[What the task asks] Go through the material below and copy each line where the word "this" appears.

[Supplied material]
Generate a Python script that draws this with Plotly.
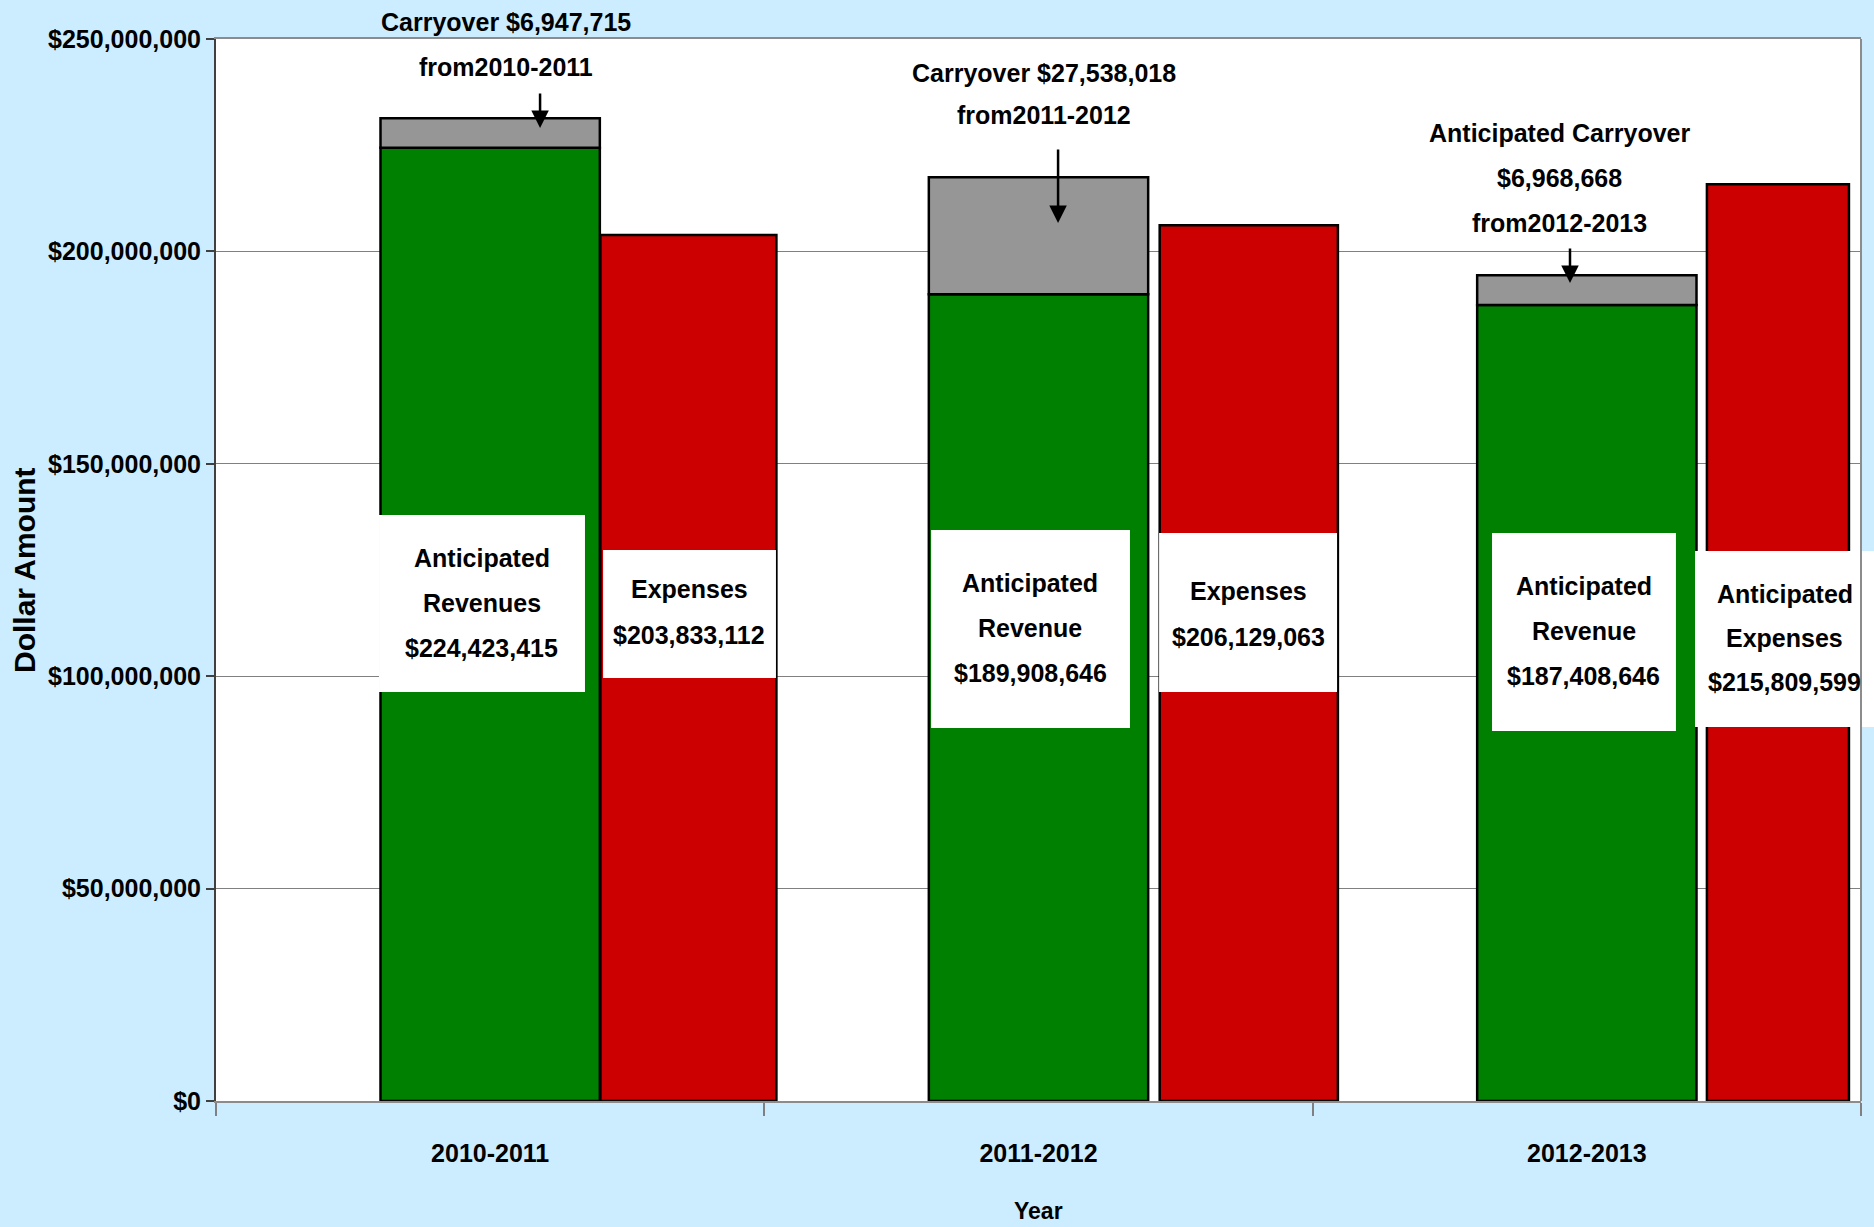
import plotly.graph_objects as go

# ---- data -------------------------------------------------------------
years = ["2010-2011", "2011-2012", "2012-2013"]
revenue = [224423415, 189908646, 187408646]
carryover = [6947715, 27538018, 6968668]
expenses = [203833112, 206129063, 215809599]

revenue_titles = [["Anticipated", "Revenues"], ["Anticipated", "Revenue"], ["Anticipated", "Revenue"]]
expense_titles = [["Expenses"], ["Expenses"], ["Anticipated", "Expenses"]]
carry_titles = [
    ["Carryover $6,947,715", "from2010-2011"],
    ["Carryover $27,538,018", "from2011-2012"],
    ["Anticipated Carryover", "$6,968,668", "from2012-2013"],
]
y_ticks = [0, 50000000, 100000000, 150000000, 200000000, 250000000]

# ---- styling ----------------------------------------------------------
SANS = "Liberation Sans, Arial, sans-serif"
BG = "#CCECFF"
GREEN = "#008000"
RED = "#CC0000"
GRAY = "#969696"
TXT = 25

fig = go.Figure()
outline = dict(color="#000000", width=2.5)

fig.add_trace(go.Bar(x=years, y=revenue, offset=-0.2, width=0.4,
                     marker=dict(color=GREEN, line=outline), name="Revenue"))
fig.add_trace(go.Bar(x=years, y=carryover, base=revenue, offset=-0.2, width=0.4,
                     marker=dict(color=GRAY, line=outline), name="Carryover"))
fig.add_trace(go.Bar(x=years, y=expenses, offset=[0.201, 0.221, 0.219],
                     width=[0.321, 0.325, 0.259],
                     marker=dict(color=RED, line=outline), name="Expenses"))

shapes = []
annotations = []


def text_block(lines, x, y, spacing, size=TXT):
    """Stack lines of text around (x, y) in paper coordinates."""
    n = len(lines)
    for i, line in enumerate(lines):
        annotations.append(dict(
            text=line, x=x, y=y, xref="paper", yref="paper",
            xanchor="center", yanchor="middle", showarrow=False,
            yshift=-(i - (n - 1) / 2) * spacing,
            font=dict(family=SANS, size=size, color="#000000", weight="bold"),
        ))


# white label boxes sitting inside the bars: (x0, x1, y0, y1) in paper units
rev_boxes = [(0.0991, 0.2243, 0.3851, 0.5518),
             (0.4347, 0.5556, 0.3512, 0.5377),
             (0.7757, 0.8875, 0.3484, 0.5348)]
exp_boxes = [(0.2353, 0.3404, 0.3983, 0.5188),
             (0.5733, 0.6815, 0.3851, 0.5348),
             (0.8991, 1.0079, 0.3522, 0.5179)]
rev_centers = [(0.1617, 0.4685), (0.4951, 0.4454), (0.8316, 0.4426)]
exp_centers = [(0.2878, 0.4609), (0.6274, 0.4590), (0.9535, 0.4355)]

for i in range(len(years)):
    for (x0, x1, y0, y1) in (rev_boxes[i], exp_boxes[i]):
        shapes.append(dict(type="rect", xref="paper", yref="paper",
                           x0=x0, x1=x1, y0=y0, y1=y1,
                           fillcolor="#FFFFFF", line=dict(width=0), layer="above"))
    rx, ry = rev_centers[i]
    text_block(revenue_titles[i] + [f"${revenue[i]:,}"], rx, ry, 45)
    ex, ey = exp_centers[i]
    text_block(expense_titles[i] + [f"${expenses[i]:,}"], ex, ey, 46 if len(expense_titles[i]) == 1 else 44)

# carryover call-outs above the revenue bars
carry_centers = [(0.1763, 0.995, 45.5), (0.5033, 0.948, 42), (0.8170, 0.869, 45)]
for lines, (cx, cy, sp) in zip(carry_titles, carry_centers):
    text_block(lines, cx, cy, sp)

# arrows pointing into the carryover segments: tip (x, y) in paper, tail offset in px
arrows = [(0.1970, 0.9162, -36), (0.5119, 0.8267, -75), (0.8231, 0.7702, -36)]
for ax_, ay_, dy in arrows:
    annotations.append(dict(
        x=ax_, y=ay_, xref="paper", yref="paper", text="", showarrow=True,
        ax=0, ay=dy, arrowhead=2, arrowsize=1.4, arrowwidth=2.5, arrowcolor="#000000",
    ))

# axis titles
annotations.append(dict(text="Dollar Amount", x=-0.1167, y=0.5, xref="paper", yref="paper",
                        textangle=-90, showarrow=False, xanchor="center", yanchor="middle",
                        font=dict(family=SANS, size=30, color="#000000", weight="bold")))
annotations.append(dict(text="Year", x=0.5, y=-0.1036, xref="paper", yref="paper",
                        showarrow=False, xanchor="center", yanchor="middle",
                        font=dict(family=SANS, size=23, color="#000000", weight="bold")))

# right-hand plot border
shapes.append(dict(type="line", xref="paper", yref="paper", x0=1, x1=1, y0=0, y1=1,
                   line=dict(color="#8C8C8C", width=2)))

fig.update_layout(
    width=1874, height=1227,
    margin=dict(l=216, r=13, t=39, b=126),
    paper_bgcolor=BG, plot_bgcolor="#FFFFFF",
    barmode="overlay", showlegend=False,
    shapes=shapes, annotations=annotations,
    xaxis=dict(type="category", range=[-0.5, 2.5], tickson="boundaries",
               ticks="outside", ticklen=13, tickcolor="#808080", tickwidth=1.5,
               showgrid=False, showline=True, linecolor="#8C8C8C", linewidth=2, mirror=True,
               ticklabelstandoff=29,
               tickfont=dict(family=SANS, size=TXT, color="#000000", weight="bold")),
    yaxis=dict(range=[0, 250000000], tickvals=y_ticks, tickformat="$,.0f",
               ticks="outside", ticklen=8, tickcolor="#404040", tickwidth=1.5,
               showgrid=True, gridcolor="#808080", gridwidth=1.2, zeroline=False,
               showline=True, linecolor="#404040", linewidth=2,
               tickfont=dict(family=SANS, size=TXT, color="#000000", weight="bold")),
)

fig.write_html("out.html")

* * *

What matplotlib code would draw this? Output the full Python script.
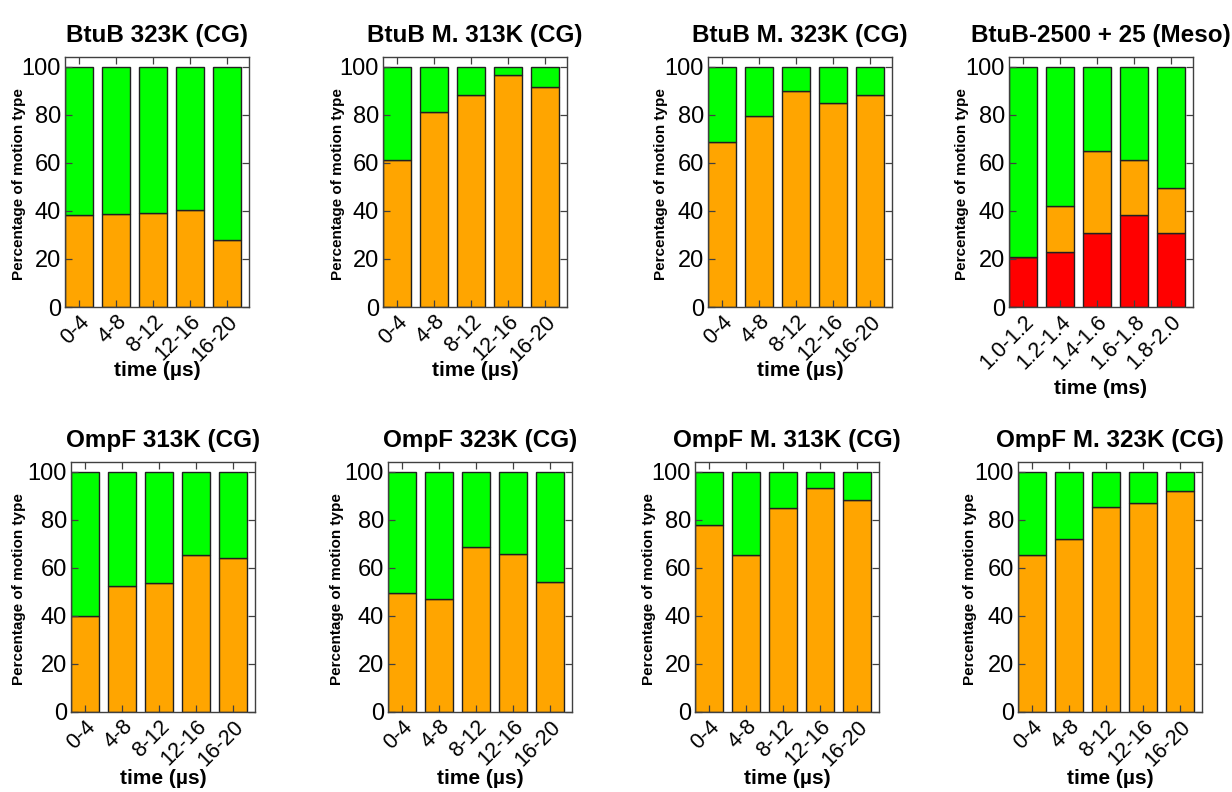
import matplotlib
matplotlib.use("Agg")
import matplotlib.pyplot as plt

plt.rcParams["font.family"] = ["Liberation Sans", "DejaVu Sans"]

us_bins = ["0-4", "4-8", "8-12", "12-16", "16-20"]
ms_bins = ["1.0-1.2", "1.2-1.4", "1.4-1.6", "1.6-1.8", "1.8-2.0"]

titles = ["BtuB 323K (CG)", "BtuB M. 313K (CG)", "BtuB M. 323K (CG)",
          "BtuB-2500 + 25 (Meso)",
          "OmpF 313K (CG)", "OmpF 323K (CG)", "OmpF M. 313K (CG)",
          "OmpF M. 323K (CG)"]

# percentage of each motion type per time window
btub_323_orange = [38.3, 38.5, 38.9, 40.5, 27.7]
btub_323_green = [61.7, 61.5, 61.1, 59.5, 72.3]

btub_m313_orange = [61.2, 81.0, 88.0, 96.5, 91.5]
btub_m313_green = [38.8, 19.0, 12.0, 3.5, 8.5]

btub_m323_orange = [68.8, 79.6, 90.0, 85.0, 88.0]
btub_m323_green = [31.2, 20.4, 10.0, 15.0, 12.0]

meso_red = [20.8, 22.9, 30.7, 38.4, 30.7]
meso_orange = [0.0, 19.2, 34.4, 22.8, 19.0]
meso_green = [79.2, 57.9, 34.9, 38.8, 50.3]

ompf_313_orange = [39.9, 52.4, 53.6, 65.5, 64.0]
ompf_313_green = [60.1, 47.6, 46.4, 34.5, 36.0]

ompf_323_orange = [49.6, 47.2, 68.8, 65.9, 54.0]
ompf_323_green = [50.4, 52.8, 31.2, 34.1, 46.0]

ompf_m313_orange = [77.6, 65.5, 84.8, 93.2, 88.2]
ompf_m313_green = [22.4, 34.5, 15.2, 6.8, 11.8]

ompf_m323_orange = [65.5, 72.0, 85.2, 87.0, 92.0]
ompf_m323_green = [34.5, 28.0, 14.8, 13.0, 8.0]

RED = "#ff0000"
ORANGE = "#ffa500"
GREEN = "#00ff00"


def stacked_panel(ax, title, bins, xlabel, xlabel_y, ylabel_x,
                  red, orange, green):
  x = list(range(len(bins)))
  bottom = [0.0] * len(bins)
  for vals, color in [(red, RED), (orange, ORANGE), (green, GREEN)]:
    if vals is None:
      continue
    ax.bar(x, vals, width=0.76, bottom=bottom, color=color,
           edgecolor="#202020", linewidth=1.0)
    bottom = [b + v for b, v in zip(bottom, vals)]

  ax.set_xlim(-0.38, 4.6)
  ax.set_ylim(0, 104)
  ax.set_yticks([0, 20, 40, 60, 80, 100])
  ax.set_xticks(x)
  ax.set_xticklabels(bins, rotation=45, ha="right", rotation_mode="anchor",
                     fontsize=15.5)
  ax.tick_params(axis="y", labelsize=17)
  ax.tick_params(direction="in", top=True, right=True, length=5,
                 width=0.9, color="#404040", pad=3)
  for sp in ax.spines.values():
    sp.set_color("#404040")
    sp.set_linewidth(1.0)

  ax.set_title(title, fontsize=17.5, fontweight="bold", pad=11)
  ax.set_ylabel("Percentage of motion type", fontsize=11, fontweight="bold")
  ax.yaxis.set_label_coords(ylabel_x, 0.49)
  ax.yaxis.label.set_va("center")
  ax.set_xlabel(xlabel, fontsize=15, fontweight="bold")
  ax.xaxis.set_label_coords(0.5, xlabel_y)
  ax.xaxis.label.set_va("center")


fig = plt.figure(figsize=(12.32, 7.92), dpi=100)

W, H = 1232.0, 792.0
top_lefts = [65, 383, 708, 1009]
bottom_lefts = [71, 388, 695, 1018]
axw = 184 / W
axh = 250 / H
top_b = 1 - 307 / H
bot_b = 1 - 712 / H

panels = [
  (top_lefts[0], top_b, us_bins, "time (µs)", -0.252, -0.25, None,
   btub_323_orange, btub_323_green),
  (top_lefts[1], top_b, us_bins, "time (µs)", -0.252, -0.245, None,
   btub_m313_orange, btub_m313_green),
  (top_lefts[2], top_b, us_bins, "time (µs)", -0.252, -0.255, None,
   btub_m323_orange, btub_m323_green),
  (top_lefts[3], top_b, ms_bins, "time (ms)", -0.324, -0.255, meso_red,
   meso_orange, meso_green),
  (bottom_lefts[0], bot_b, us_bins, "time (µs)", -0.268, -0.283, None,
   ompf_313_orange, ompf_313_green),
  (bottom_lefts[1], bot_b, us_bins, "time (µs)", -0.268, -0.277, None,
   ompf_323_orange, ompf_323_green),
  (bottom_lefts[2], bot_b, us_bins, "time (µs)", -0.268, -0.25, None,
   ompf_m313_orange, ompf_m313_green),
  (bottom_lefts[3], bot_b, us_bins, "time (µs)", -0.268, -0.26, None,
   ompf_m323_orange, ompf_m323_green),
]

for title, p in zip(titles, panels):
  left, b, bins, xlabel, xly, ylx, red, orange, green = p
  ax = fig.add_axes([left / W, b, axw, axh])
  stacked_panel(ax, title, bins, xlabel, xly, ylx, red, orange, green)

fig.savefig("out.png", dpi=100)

==

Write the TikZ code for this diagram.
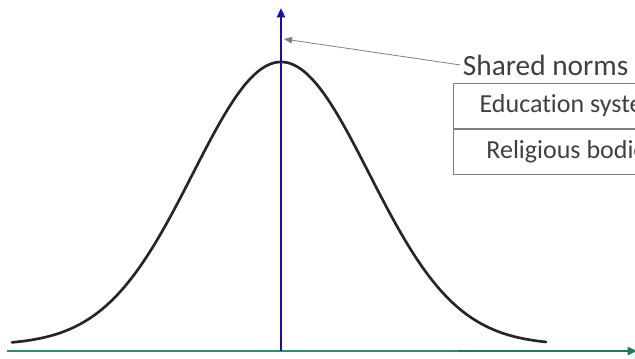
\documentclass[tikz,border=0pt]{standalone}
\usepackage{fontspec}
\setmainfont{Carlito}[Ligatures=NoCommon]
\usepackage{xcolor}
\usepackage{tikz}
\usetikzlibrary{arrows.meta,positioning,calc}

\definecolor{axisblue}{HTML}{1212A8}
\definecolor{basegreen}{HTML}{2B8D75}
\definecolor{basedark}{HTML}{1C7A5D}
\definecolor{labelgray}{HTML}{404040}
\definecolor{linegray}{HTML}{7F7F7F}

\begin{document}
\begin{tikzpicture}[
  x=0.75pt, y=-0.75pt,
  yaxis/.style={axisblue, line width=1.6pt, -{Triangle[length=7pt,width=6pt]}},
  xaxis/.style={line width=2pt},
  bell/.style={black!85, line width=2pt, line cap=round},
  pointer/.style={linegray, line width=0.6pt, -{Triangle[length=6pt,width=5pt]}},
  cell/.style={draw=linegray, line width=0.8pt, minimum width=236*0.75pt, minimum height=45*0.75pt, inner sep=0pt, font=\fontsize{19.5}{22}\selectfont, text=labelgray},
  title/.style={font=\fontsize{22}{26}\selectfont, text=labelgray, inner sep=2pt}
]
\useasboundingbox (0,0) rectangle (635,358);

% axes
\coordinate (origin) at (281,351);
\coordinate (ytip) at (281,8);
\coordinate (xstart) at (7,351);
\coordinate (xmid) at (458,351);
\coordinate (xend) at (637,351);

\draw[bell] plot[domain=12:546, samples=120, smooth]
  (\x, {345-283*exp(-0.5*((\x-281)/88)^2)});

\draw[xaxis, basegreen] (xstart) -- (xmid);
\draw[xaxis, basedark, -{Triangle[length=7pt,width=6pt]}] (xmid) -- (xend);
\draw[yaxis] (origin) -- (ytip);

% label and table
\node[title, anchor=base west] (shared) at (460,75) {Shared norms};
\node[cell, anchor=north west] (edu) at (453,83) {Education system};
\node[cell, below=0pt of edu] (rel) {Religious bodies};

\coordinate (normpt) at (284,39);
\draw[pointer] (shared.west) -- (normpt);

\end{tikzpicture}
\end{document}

[The completed task]
Generate a Python script that draws this with Plotly.
What matplotlib code would draw this? Output the full Python script.
Write the TikZ code for this diagram.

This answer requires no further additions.